This tool helps e-commerce sellers, marketers, and entrepreneurs determine if their A/B test results are statistically significant. Use it to validate changes to pricing, landing pages, or ad campaigns before full rollout. It reduces risk when making data-driven business decisions for your trade or e-commerce operations.
Variant A (Control)
Variant B (Test)
How to Use This Tool
Follow these steps to calculate statistical significance for your A/B test:
- Enter the total number of visitors for Variant A and Variant B in the respective input fields.
- Enter the number of conversions (sales, signups, clicks) for each variant.
- Select your desired confidence level: 90%, 95%, or 99% (95% is standard for most business tests).
- Choose your test type: Two-tailed (checks if variants differ) or One-tailed (checks if Variant B outperforms A).
- Click the Calculate button to view results, or Reset to clear all fields.
- Use the Copy Results button to save your findings to your clipboard.
Formula and Logic
This calculator uses standard two-proportion z-test methodology for A/B testing:
- Conversion Rate per Variant: Calculated as (Conversions / Visitors) * 100
- Pooled Proportion: Combined conversion rate across both variants, used to calculate standard error
- Z-Score: Measures how many standard deviations the difference between variants is from zero
- P-Value: Probability of observing the test results if there is no real difference between variants
- Confidence Interval: Range where the true difference in conversion rates likely falls, based on your selected confidence level
For one-tailed tests, we only check if Variant B performs better than A. For two-tailed tests, we check for any difference between variants.
Practical Notes
Apply these business-specific guidelines when interpreting results:
- 95% confidence is the standard benchmark for e-commerce and marketing tests, balancing risk and speed. Use 99% for high-stakes changes like pricing or checkout flow adjustments.

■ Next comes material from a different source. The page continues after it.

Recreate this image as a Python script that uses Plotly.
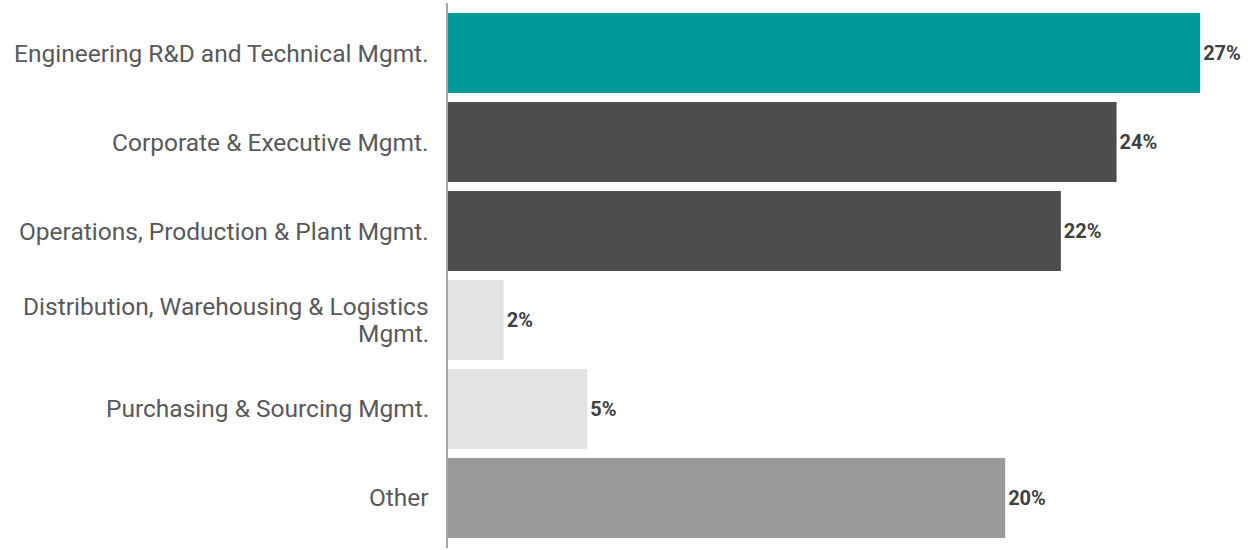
import plotly.graph_objects as go

# Job function categories, top to bottom
categories = [
    "Engineering R&D and Technical Mgmt.",
    "Corporate & Executive Mgmt.",
    "Operations, Production & Plant Mgmt.",
    "Distribution, Warehousing & Logistics<br>Mgmt.",
    "Purchasing & Sourcing Mgmt.",
    "Other",
]
shares = [27, 24, 22, 2, 5, 20]
bar_colors = ["#009999", "#4d4d4d", "#4d4d4d", "#e3e3e3", "#e3e3e3", "#999999"]
value_labels = [f"{v}%" for v in shares]

LABEL_FONT = dict(family="Roboto", size=24.5, color="#595959")
LINE_STEP = 27  # px between lines of a wrapped category label

fig = go.Figure(
    go.Bar(
        y=categories,
        x=shares,
        orientation="h",
        marker=dict(color=bar_colors, line=dict(width=0)),
        text=value_labels,
        textposition="outside",
        textfont=dict(family="Roboto", size=20, color="#404040", weight="bold"),
        cliponaxis=False,
        hoverinfo="skip",
    )
)

# Category labels drawn as annotations so wrapped lines sit tightly together
for cat in categories:
    lines = cat.split("<br>")
    n = len(lines)
    for i, line in enumerate(lines):
        fig.add_annotation(
            xref="paper",
            x=0,
            yref="y",
            y=cat,
            text=line,
            showarrow=False,
            xanchor="right",
            yanchor="middle",
            xshift=-17,
            yshift=((n - 1) / 2 - i) * LINE_STEP,
            font=LABEL_FONT,
        )

fig.update_layout(
    width=1250,
    height=550,
    margin=dict(l=448, r=22, t=3, b=2),
    plot_bgcolor="white",
    paper_bgcolor="white",
    bargap=0.1,
    showlegend=False,
    font=LABEL_FONT,
)

fig.update_xaxes(range=[0, 28], visible=False)

fig.update_yaxes(
    autorange=False,
    range=[5.562, -0.562],
    showline=True,
    linecolor="#a6a6a6",
    linewidth=2,
    showgrid=False,
    zeroline=False,
    ticks="",
    showticklabels=False,
)

fig.write_html("out.html")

- A minimum of 1000 visitors per variant is recommended to ensure reliable results, per common e-commerce industry benchmarks.
- Relative uplift shows the percentage improvement of B over A: use this to calculate potential revenue impact (e.g., 10% uplift on $10k monthly revenue = $1k additional income).
- Non-significant results do not mean the change has no effect: it means you need more sample size to detect a difference. Use this to justify extending test duration.
- For pricing tests, ensure your conversion rate difference exceeds your profit margin threshold to justify the change (e.g., 5% margin requires at least 5% conversion uplift to break even).
Why This Tool Is Useful
Small business owners, marketers, and e-commerce sellers use this tool to:
- Avoid rolling out changes that hurt conversion rates, reducing wasted ad spend and lost revenue.
- Validate landing page tweaks, ad creative changes, and pricing adjustments with data instead of guesswork.
- Prioritize high-impact tests by comparing uplift potential against implementation costs.
- Meet internal reporting requirements for data-driven decision making, common in sales and marketing teams.
Frequently Asked Questions
What sample size do I need for reliable results?
Most industry benchmarks recommend at least 1000 visitors per variant, but this depends on your baseline conversion rate. Lower baseline rates (e.g., 1% for cold email campaigns) require larger sample sizes to detect small differences.
What's the difference between one-tailed and two-tailed tests?
Use two-tailed if you want to know if variants are different (either A better than B or vice versa). Use one-tailed if you only care if your new variant (B) is better than the original (A), which is common for optimization tests where you won't roll out B if it's worse.
Can I use this for tests with non-conversion metrics?
Yes, as long as the metric is a binary outcome (e.g., click vs no click, signup vs no signup). For continuous metrics (e.g., average order value), use a different t-test calculator.
Additional Guidance
When running A/B tests for your business:
- Only test one variable at a time (e.g., headline only, not headline and image) to isolate the impact of each change.
- Run tests for full business cycles (e.g., 7 days for weekly sales patterns) to avoid skewed results from weekend vs weekday traffic differences.
- Document test parameters and results for future reference, especially for recurring tests like seasonal promotion adjustments.
- Combine significance results with practical significance: a 0.1% uplift may be statistically significant with large sample sizes but not worth the implementation effort for small businesses.